Rocker Matt Helders summed it up in an incisive attack of honesty: “It’s a bit patronising for us 21-year-olds to try to start to change the world, especially when we’re using enough power for 10 houses just for stage lighting. It would be a bit hypocritical.” And Helders has a vested interest in it all. He’s in a band called the Arctic Monkeys, so presumably they must be really concerned about their homeland melting and sliding into the ocean.
It’s not just the power used to light the stadium, run the amplifiers, and run the transport for hundreds of thousands of fans that is disconcerting.
I’ve been doing a calculation. It goes like this:The average TV set and its appendages uses, say, about 100 watts of electricity. There’s two billion people watching the gigs around the world. Let’s be generous and say four people per TV set. That’s 500,000,000 sets.

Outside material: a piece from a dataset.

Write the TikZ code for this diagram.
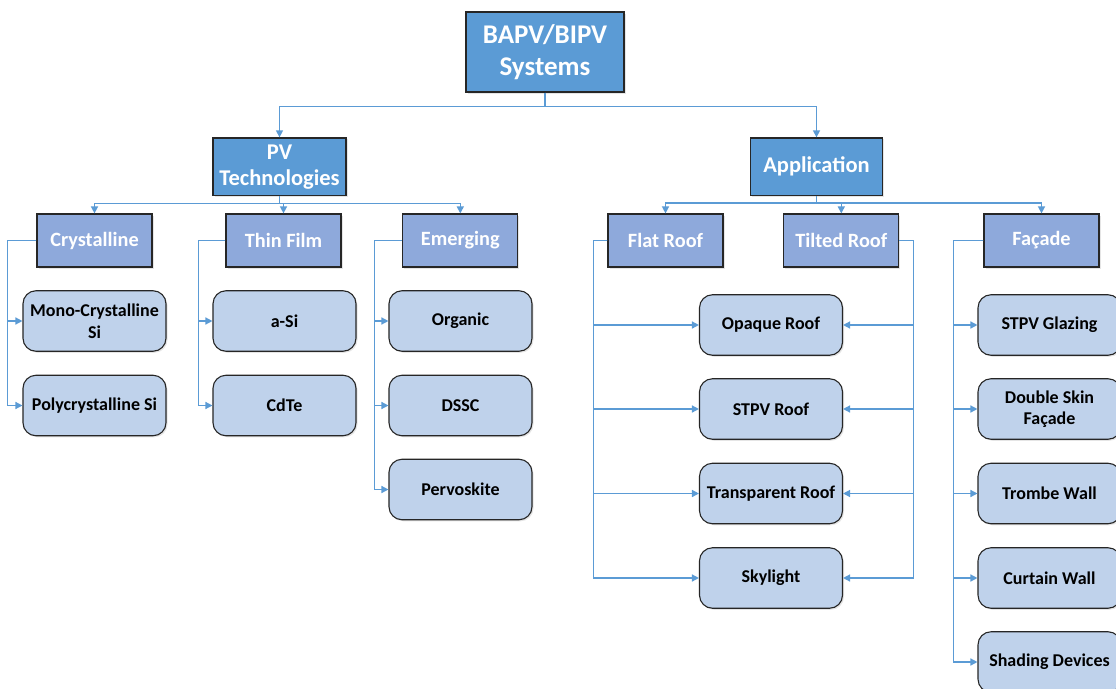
\documentclass[tikz,border=0pt]{standalone}
\usepackage{fontspec}
\setmainfont{Carlito}
\usetikzlibrary{arrows.meta,shadows}
\definecolor{topblue}{HTML}{5B9BD5}
\definecolor{midblue}{HTML}{8EA9DB}
\definecolor{leafblue}{HTML}{BFD2EB}
\definecolor{linkblue}{HTML}{5B9BD5}
\definecolor{edge}{HTML}{262626}
\tikzset{
  shad/.style={drop shadow={opacity=0.2,shadow xshift=1.5pt,shadow yshift=-1.5pt}},
  topbox/.style={draw=edge,line width=1.2pt,fill=topblue,text=white,font=\fontsize{27}{32}\selectfont\bfseries,align=center,inner sep=0pt,shad},
  lvtwo/.style={draw=edge,line width=1.2pt,fill=topblue,text=white,font=\fontsize{22.5}{26}\selectfont\bfseries,align=center,inner sep=0pt,minimum height=57.5pt,shad},
  lvthree/.style={draw=edge,line width=1.2pt,fill=midblue,text=white,font=\fontsize{20.3}{24}\selectfont\bfseries,align=center,inner sep=0pt,minimum width=115pt,minimum height=53pt,shad},
  leaf/.style={draw=edge,line width=1.1pt,fill=leafblue,text=black,rounded corners=13pt,font=\fontsize{18}{21.5}\selectfont\bfseries,align=center,inner sep=0pt,minimum width=143pt,minimum height=60.5pt,shad},
  conn/.style={draw=linkblue,line width=1.4pt,-{Triangle[length=7pt,width=7pt]}},
}
\begin{document}
\begin{tikzpicture}[x=1pt,y=-1pt]
\useasboundingbox[fill=white] (0,0) rectangle (1116,688);
% level 1
\node[topbox,minimum width=158pt,minimum height=80pt] (top) at (545,52) {BAPV/BIPV\\Systems};
% level 2
\node[lvtwo,minimum width=133pt] (pv) at (279.5,166.7) {PV\\Technologies};
\node[lvtwo,minimum width=132.7pt] (app) at (816.5,166.7) {Application};
% level 3
\node[lvthree] (cry) at (94.5,240.5) {Crystalline};
\node[lvthree] (thin) at (283.5,240.5) {Thin Film};
\node[lvthree] (emg) at (460.3,240.5) {Emerging};
\node[lvthree] (flat) at (665.5,240.5) {Flat Roof};
\node[lvthree] (tilt) at (841.3,240.5) {Tilted Roof};
\node[lvthree] (fac) at (1041.5,240.5) {Façade};
% leaves
\node[leaf] (mono) at (94.5,321) {Mono-Crystalline\\Si};
\node[leaf] (poly) at (94.5,405.5) {Polycrystalline Si};
\node[leaf] (asi) at (284.5,321) {a-Si};
\node[leaf] (cdte) at (284.5,405.5) {CdTe};
\node[leaf] (org) at (460.5,321) {Organic};
\node[leaf] (dssc) at (460.5,405.5) {DSSC};
\node[leaf] (perv) at (460.5,489.5) {Pervoskite};
\node[leaf] (opq) at (771,325) {Opaque Roof};
\node[leaf] (stpvr) at (771,409) {STPV Roof};
\node[leaf] (trans) at (771,493.5) {Transparent Roof};
\node[leaf] (sky) at (771,578) {Skylight};
\node[leaf] (glz) at (1049.5,325) {STPV Glazing};
\node[leaf] (dsf) at (1049.5,409) {Double Skin\\Façade};
\node[leaf] (trw) at (1049.5,493.5) {Trombe Wall};
\node[leaf] (cur) at (1049.5,578) {Curtain Wall};
\node[leaf] (shd) at (1049.5,662) {Shading Devices};
% connectors level 1 -> 2
\draw[conn] (top.south) -- ++(0,14) -| (pv.north);
\draw[conn] (top.south) -- ++(0,14) -| (app.north);
% level 2 -> 3
\foreach \t in {cry,thin,emg} \draw[conn] (pv.south) -- ++(0,7.5) -| (\t.north);
\foreach \t in {flat,tilt,fac} \draw[conn] (app.south) -- ++(0,7) -| (\t.north);
% level 3 -> leaves
\foreach \t in {mono,poly} \draw[conn] (cry.west) -- ++(-28.7,0) |- (\t.west);
\foreach \t in {asi,cdte} \draw[conn] (thin.west) -- ++(-27,0) |- (\t.west);
\foreach \t in {org,dssc,perv} \draw[conn] (emg.west) -- ++(-27.7,0) |- (\t.west);
\foreach \t in {opq,stpvr,trans,sky} \draw[conn] (flat.west) -- ++(-14,0) |- (\t.west);
\foreach \t in {opq,stpvr,trans,sky} \draw[conn] (tilt.east) -- ++(14,0) |- (\t.east);
\foreach \t in {glz,dsf,trw,cur,shd} \draw[conn] (fac.west) -- ++(-30,0) |- (\t.west);
\end{tikzpicture}
\end{document}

At 100 watts per TV, that makes a whopping 500,000,000,000 watts being consumed in the name of saving the planet.
So if instead those two billion people had switched off the show, or better still not switched on at all, they’d be doing a lot more to save our lovely planet. Think about it.
Don’t hold me to this calculation, though. It is very nominal, scribbled on the back of a cigarette packet in the way Aristotle Onassis did his billion-dollar deals. In fact, it will be the last fag packet scribble I, or anyone will be able to do in the pub. As I write, the lights are going out all over England. The government has banned smoking in all public places, leaving the highway, the odd car park and one’s own home as the only places to light up.
The fag packet scribbler’s days are numbered. Our works will be banned, and we’ll have to go and live in exile, like James Joyce and Alexander Solzhenitsyn.